CHARLESTON, W.Va. -- CONSOL Energy Inc. will pay $5.5 million in fines and build a $200 million treatment system to resolve water quality violations federal regulators believe led to a massive fish kill along the West Virginia-Pennsylvania border, officials announced Monday.
Pittsburgh-based CONSOL will also pay $500,000 to the state of West Virginia for "natural resource damages" to Dunkard Creek in Monongalia County, where all fish, mussels, salamanders and other aquatic life were killed in the fall of 2009.
West Virginia regulators and CONSOL blamed the fish kill on non-native algae, but federal investigators said coal company discharges that were extremely high in salts created conditions that allowed the algae growth.
The settlement, if approved by a federal judge, would require CONSOL to clean up pollution discharges that violated state standards for years prior to the fish kill -- and went uncorrected with the state Department of Environmental Protection's blessing.
CONSOL would complete and begin operating a "reverse osmosis" treatment plant so that discharges from four mining complexes in the area would meet state pollution limits for chlorides by May 30, 2013.
Federal and state officials joined CONSOL executives in praising the deal.

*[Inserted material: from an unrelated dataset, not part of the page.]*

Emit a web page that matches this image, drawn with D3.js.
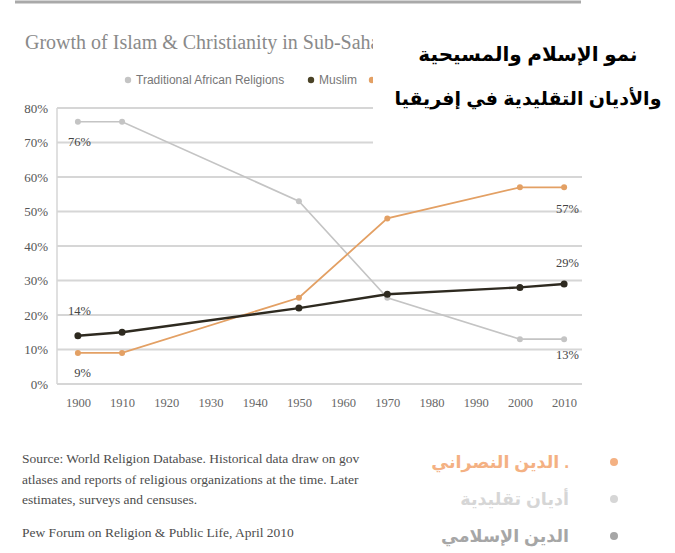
<!DOCTYPE html>
<html>
<head>
<meta charset="utf-8">
<script src="https://cdn.jsdelivr.net/npm/d3@7"></script>
<style>
  html, body { margin: 0; padding: 0; background: #fff; }
  svg { display: block; }
</style>
</head>
<body>
<svg id="chart" width="675" height="553"></svg>
<script>
// ---- data ----
const yearLabels = ["1900","1910","1920","1930","1940","1950","1960","1970","1980","1990","2000","2010"];
const dataYears = ["1900","1910","1950","1970","2000","2010"];
const traditional = [76, 76, 53, 25, 13, 13];
const muslim = [14, 15, 22, 26, 28, 29];
const christian = [9, 9, 25, 48, 57, 57];
const yTicks = [0, 10, 20, 30, 40, 50, 60, 70, 80];
const titleEn = "Growth of Islam & Christianity in Sub-Saharan Africa";
const legendEn = ["Traditional African Religions", "Muslim", "Christian"];
const titleAr = ["نمو الإسلام والمسيحية", "والأديان التقليدية في إفريقيا"];
const legendAr = ["الدين النصراني .", "أديان تقليدية", "الدين الإسلامي"];
// source note as far as it is visible beside the Arabic legend
const sourceLines = [
  "Source: World Religion Database. Historical data draw on gov",
  "atlases and reports of religious organizations at the time. Later",
  "estimates, surveys and censuses."
];
const credit = "Pew Forum on Religion & Public Life, April 2010";
const startLabels = ["76%", "14%", "9%"];
const endLabels = ["13%", "29%", "57%"];

const colors = { trad: "#c4c4c4", mus: "#2e2a20", chr: "#e3a064" };
const serif = "'Liberation Serif', 'Times New Roman', serif";

const svg = d3.select("#chart");
const defs = svg.append("defs");
defs.append("clipPath").attr("id", "leftClip")
  .append("rect").attr("x", 0).attr("y", 0).attr("width", 373).attr("height", 553);

// top border
svg.append("line").attr("x1", 15).attr("x2", 581).attr("y1", 2).attr("y2", 2)
  .attr("stroke", "#a9a9a9").attr("stroke-width", 3);

const x = d3.scalePoint().domain(yearLabels).range([58, 584]).padding(0.45);
const y = d3.scaleLinear().domain([0, 80]).range([384, 108]);

// gridlines
svg.append("g").selectAll("line").data(yTicks).join("line")
  .attr("x1", 57).attr("x2", 582)
  .attr("y1", d => y(d)).attr("y2", d => y(d))
  .attr("stroke", "#d6d6d6").attr("stroke-width", 2);
// left axis line
svg.append("line").attr("x1", 57).attr("x2", 57).attr("y1", y(80)).attr("y2", y(0))
  .attr("stroke", "#d6d6d6").attr("stroke-width", 1.5);

// y axis labels
const yAxis = d3.axisLeft(y).tickValues(yTicks).tickFormat(d => d + "%").tickSize(0).tickPadding(0);
const gy = svg.append("g").attr("transform", "translate(48,0)").call(yAxis);
gy.attr("font-family", serif).attr("font-size", 13);
gy.select(".domain").remove();
gy.selectAll("text").attr("fill", "#555");

// x axis labels
const xAxis = d3.axisBottom(x).tickSize(0).tickPadding(0);
const gx = svg.append("g").attr("transform", "translate(0,398)").call(xAxis);
gx.attr("font-family", serif).attr("font-size", 12.5);
gx.select(".domain").remove();
gx.selectAll("text").attr("fill", "#666");

// series
const series = [
  { key: "trad", vals: traditional, w: 1.6, r: 3 },
  { key: "chr", vals: christian, w: 1.8, r: 3 },
  { key: "mus", vals: muslim, w: 2.4, r: 3.5 }
];
const line = d3.line().x(d => x(d.year)).y(d => y(d.v));
series.forEach(s => {
  const pts = dataYears.map((yr, i) => ({ year: yr, v: s.vals[i] }));
  svg.append("path").datum(pts).attr("d", line)
    .attr("fill", "none").attr("stroke", colors[s.key]).attr("stroke-width", s.w);
  svg.append("g").selectAll("circle").data(pts).join("circle")
    .attr("cx", d => x(d.year)).attr("cy", d => y(d.v)).attr("r", s.r)
    .attr("fill", colors[s.key]);
});

// data labels
const startVals = [traditional[0], muslim[0], christian[0]];
const startOff = [24, -21, 24];
startLabels.forEach((t, i) => {
  svg.append("text").attr("x", 91).attr("y", y(startVals[i]) + startOff[i])
    .attr("text-anchor", "end").attr("font-family", serif).attr("font-size", 12.5)
    .attr("fill", "#444").text(t);
});
const endVals = [traditional[5], muslim[5], christian[5]];
const endOff = [20, -17, 26];
endLabels.forEach((t, i) => {
  svg.append("text").attr("x", 579).attr("y", y(endVals[i]) + endOff[i])
    .attr("text-anchor", "end").attr("font-family", serif).attr("font-size", 12.5)
    .attr("fill", "#444").text(t);
});

// english title & legend (partly hidden behind the Arabic overlay)
const topLeft = svg.append("g").attr("clip-path", "url(#leftClip)");
topLeft.append("text").attr("x", 25).attr("y", 49).attr("font-family", serif)
  .attr("font-size", 20).attr("fill", "#8a8a8a").text(titleEn);
const legColors = [colors.trad, "#4a4226", colors.chr];
const legX = [128, 311, 372];
legendEn.forEach((t, i) => {
  topLeft.append("circle").attr("cx", legX[i]).attr("cy", 80).attr("r", 3.2).attr("fill", legColors[i]);
  topLeft.append("text").attr("x", legX[i] + 8).attr("y", 84).attr("font-family", "'Liberation Sans', sans-serif")
    .attr("font-size", 12).attr("fill", "#777").text(t);
});

// source
const bottomLeft = svg.append("g").attr("clip-path", "url(#leftClip)");
sourceLines.forEach((t, i) => {
  bottomLeft.append("text").attr("x", 22).attr("y", 463 + i * 20.5).attr("font-family", serif)
    .attr("font-size", 13.5).attr("fill", "#4d4d4d").text(t);
});
bottomLeft.append("text").attr("x", 22).attr("y", 537).attr("font-family", serif)
  .attr("font-size", 13.5).attr("fill", "#4d4d4d").text(credit);

// white overlay box behind the Arabic title (hides upper gridlines on the right)
svg.append("rect").attr("x", 373).attr("y", 29).attr("width", 302).attr("height", 131).attr("fill", "#fff");

// arabic title
const arFont = "Arial, 'DejaVu Sans', sans-serif";
const arSizes = [20, 19];
titleAr.forEach((t, i) => {
  svg.append("text").attr("x", 528).attr("y", 61 + i * 44).attr("text-anchor", "middle")
    .attr("font-family", arFont).attr("font-weight", "bold")
    .attr("font-size", arSizes[i]).attr("fill", "#000").text(t);
});

// arabic legend
const arLegColors = ["#f4b183", "#d6d6d6", "#a6a6a6"];
legendAr.forEach((t, i) => {
  const cy = 462 + i * 37;
  svg.append("circle").attr("cx", 614).attr("cy", cy).attr("r", 4).attr("fill", arLegColors[i]);
  svg.append("text").attr("x", 569).attr("y", cy + 6).attr("text-anchor", "end")
    .attr("font-family", arFont).attr("font-weight", "bold")
    .attr("font-size", 17.5).attr("fill", arLegColors[i]).text(t);
});
</script>
</body>
</html>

The company called it a "groundbreaking Clean Water Act settlement" that would "set the highest standard for mine water treatment."
"This agreement advances stricter water quality standards that CONSOL, and soon others, must meet," said Katharine Fredriksen, CONSOL's senior vice president of environmental strategy and regulatory affairs. "However, the watershed approach is a first of its kind and we believe it is an example others should look to in meeting their environmental challenges."
In its corporate news release, CONSOL included a quote in which DEP Secretary Randy Huffman said, "Mining is critical to our state's economy, but clean water is paramount.
"This agreement supports both," Huffman said. "We appreciate having CONSOL as our environmental and economic partner in protecting our state's watersheds."